Rows from a dataset of charts and code:
* Start *

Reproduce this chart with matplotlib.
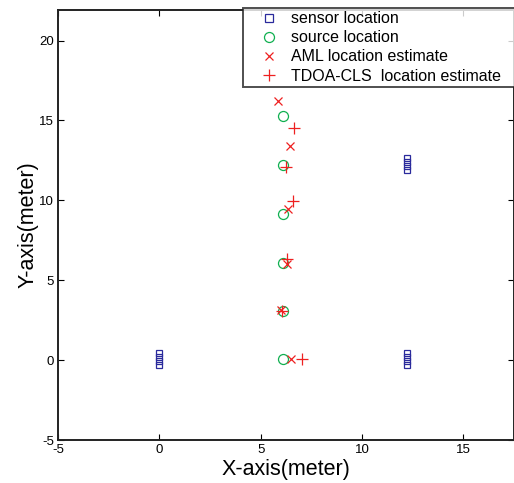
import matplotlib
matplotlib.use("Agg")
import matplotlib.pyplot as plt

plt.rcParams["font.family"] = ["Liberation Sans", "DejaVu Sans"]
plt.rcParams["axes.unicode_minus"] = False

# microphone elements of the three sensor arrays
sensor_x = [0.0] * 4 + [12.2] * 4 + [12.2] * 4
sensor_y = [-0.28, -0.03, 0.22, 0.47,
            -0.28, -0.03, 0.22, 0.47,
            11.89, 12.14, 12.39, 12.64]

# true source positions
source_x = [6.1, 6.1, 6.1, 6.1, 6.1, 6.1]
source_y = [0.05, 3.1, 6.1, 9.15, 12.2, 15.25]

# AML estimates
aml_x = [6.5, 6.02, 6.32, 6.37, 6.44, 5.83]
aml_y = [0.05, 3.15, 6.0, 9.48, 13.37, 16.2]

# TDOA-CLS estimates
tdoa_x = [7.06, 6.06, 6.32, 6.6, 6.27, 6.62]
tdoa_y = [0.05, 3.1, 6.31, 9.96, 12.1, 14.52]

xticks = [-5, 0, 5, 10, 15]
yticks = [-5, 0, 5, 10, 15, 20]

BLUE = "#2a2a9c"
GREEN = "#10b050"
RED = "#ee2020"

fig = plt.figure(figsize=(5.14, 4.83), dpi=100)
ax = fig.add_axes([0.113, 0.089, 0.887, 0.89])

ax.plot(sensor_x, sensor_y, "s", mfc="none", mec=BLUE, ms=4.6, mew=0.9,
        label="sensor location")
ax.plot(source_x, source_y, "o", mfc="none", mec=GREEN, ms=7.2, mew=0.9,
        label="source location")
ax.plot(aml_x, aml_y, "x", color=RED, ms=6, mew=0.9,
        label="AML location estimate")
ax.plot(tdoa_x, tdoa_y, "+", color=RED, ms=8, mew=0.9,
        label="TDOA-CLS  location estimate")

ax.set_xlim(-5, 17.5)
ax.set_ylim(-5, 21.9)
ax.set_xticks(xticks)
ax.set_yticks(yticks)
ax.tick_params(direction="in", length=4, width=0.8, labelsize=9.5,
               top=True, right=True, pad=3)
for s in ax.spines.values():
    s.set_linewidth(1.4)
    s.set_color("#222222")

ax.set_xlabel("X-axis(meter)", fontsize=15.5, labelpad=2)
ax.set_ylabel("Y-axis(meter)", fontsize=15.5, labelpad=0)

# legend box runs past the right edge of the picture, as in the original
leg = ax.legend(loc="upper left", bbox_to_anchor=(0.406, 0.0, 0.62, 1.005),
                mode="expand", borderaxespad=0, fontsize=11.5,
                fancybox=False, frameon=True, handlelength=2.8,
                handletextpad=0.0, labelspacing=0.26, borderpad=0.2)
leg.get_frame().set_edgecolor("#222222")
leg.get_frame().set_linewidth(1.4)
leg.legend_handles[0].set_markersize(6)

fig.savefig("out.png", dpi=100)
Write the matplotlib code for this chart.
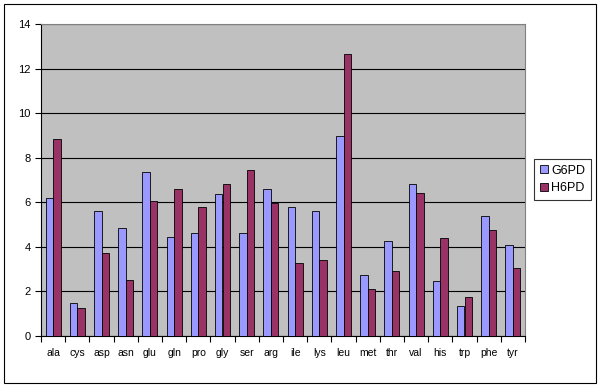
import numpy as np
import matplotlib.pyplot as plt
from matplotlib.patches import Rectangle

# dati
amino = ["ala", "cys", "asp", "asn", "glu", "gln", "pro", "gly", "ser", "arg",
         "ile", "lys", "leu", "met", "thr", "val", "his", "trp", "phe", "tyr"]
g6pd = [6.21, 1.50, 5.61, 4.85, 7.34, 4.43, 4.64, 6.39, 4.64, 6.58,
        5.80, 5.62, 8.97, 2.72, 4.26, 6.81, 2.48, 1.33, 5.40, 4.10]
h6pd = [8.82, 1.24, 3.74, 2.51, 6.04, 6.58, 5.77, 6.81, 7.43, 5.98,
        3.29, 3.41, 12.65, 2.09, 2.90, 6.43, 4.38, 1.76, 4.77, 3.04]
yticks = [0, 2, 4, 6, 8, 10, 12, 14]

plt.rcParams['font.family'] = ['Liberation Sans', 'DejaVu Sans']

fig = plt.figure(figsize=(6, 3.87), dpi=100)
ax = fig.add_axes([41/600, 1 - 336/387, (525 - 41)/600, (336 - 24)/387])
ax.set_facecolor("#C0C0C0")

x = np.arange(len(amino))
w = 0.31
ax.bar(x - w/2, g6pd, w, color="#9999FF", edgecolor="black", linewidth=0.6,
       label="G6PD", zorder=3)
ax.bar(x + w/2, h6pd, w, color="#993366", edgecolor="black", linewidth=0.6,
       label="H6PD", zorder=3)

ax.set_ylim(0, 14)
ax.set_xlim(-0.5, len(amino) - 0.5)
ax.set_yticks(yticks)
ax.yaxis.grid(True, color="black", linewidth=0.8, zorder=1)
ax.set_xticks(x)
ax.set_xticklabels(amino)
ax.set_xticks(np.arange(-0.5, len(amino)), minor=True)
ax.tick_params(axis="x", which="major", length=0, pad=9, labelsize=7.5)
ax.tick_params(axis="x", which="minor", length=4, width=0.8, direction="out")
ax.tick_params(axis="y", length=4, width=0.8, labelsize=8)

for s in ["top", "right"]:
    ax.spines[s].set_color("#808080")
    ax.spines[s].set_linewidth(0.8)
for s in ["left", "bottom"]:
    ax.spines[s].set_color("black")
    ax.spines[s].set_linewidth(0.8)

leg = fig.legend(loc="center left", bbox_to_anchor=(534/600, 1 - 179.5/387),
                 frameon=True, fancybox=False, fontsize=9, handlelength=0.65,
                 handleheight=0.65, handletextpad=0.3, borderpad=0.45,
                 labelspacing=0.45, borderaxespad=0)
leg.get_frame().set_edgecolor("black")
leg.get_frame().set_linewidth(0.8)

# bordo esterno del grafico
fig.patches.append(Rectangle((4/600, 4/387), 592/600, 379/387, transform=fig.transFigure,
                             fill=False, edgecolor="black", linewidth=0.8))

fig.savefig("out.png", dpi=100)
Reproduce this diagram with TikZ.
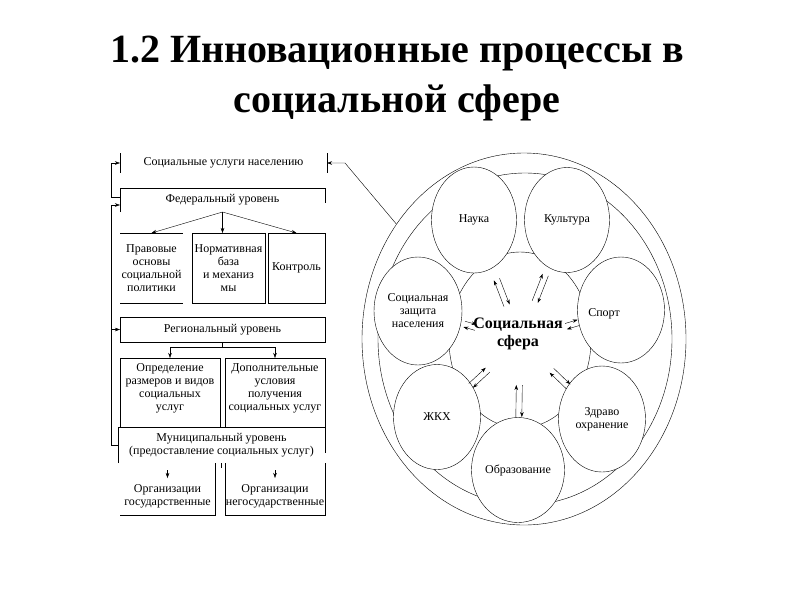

* End *

Set exercise: Reproduce the listing exactly. Leave its pictures out.

The response:
Reproduce this chart with matplotlib.
import matplotlib
matplotlib.use("Agg")
import matplotlib.pyplot as plt

plt.rcParams["font.family"] = ["Liberation Sans", "DejaVu Sans"]
plt.rcParams["axes.unicode_minus"] = False

# microphone elements of the three sensor arrays
sensor_x = [0.0] * 4 + [12.2] * 4 + [12.2] * 4
sensor_y = [-0.28, -0.03, 0.22, 0.47,
            -0.28, -0.03, 0.22, 0.47,
            11.89, 12.14, 12.39, 12.64]

# true source positions
source_x = [6.1, 6.1, 6.1, 6.1, 6.1, 6.1]
source_y = [0.05, 3.1, 6.1, 9.15, 12.2, 15.25]

# AML estimates
aml_x = [6.5, 6.02, 6.32, 6.37, 6.44, 5.83]
aml_y = [0.05, 3.15, 6.0, 9.48, 13.37, 16.2]

# TDOA-CLS estimates
tdoa_x = [7.06, 6.06, 6.32, 6.6, 6.27, 6.62]
tdoa_y = [0.05, 3.1, 6.31, 9.96, 12.1, 14.52]

xticks = [-5, 0, 5, 10, 15]
yticks = [-5, 0, 5, 10, 15, 20]

BLUE = "#2a2a9c"
GREEN = "#10b050"
RED = "#ee2020"

fig = plt.figure(figsize=(5.14, 4.83), dpi=100)
ax = fig.add_axes([0.113, 0.089, 0.887, 0.89])

ax.plot(sensor_x, sensor_y, "s", mfc="none", mec=BLUE, ms=4.6, mew=0.9,
        label="sensor location")
ax.plot(source_x, source_y, "o", mfc="none", mec=GREEN, ms=7.2, mew=0.9,
        label="source location")
ax.plot(aml_x, aml_y, "x", color=RED, ms=6, mew=0.9,
        label="AML location estimate")
ax.plot(tdoa_x, tdoa_y, "+", color=RED, ms=8, mew=0.9,
        label="TDOA-CLS  location estimate")

ax.set_xlim(-5, 17.5)
ax.set_ylim(-5, 21.9)
ax.set_xticks(xticks)
ax.set_yticks(yticks)
ax.tick_params(direction="in", length=4, width=0.8, labelsize=9.5,
               top=True, right=True, pad=3)
for s in ax.spines.values():
    s.set_linewidth(1.4)
    s.set_color("#222222")

ax.set_xlabel("X-axis(meter)", fontsize=15.5, labelpad=2)
ax.set_ylabel("Y-axis(meter)", fontsize=15.5, labelpad=0)

# legend box runs past the right edge of the picture, as in the original
leg = ax.legend(loc="upper left", bbox_to_anchor=(0.406, 0.0, 0.62, 1.005),
                mode="expand", borderaxespad=0, fontsize=11.5,
                fancybox=False, frameon=True, handlelength=2.8,
                handletextpad=0.0, labelspacing=0.26, borderpad=0.2)
leg.get_frame().set_edgecolor("#222222")
leg.get_frame().set_linewidth(1.4)
leg.legend_handles[0].set_markersize(6)

fig.savefig("out.png", dpi=100)
Write the matplotlib code for this chart.
import numpy as np
import matplotlib.pyplot as plt
from matplotlib.patches import Rectangle

# dati
amino = ["ala", "cys", "asp", "asn", "glu", "gln", "pro", "gly", "ser", "arg",
         "ile", "lys", "leu", "met", "thr", "val", "his", "trp", "phe", "tyr"]
g6pd = [6.21, 1.50, 5.61, 4.85, 7.34, 4.43, 4.64, 6.39, 4.64, 6.58,
        5.80, 5.62, 8.97, 2.72, 4.26, 6.81, 2.48, 1.33, 5.40, 4.10]
h6pd = [8.82, 1.24, 3.74, 2.51, 6.04, 6.58, 5.77, 6.81, 7.43, 5.98,
        3.29, 3.41, 12.65, 2.09, 2.90, 6.43, 4.38, 1.76, 4.77, 3.04]
yticks = [0, 2, 4, 6, 8, 10, 12, 14]

plt.rcParams['font.family'] = ['Liberation Sans', 'DejaVu Sans']

fig = plt.figure(figsize=(6, 3.87), dpi=100)
ax = fig.add_axes([41/600, 1 - 336/387, (525 - 41)/600, (336 - 24)/387])
ax.set_facecolor("#C0C0C0")

x = np.arange(len(amino))
w = 0.31
ax.bar(x - w/2, g6pd, w, color="#9999FF", edgecolor="black", linewidth=0.6,
       label="G6PD", zorder=3)
ax.bar(x + w/2, h6pd, w, color="#993366", edgecolor="black", linewidth=0.6,
       label="H6PD", zorder=3)

ax.set_ylim(0, 14)
ax.set_xlim(-0.5, len(amino) - 0.5)
ax.set_yticks(yticks)
ax.yaxis.grid(True, color="black", linewidth=0.8, zorder=1)
ax.set_xticks(x)
ax.set_xticklabels(amino)
ax.set_xticks(np.arange(-0.5, len(amino)), minor=True)
ax.tick_params(axis="x", which="major", length=0, pad=9, labelsize=7.5)
ax.tick_params(axis="x", which="minor", length=4, width=0.8, direction="out")
ax.tick_params(axis="y", length=4, width=0.8, labelsize=8)

for s in ["top", "right"]:
    ax.spines[s].set_color("#808080")
    ax.spines[s].set_linewidth(0.8)
for s in ["left", "bottom"]:
    ax.spines[s].set_color("black")
    ax.spines[s].set_linewidth(0.8)

leg = fig.legend(loc="center left", bbox_to_anchor=(534/600, 1 - 179.5/387),
                 frameon=True, fancybox=False, fontsize=9, handlelength=0.65,
                 handleheight=0.65, handletextpad=0.3, borderpad=0.45,
                 labelspacing=0.45, borderaxespad=0)
leg.get_frame().set_edgecolor("black")
leg.get_frame().set_linewidth(0.8)

# bordo esterno del grafico
fig.patches.append(Rectangle((4/600, 4/387), 592/600, 379/387, transform=fig.transFigure,
                             fill=False, edgecolor="black", linewidth=0.8))

fig.savefig("out.png", dpi=100)
Reproduce this diagram with TikZ.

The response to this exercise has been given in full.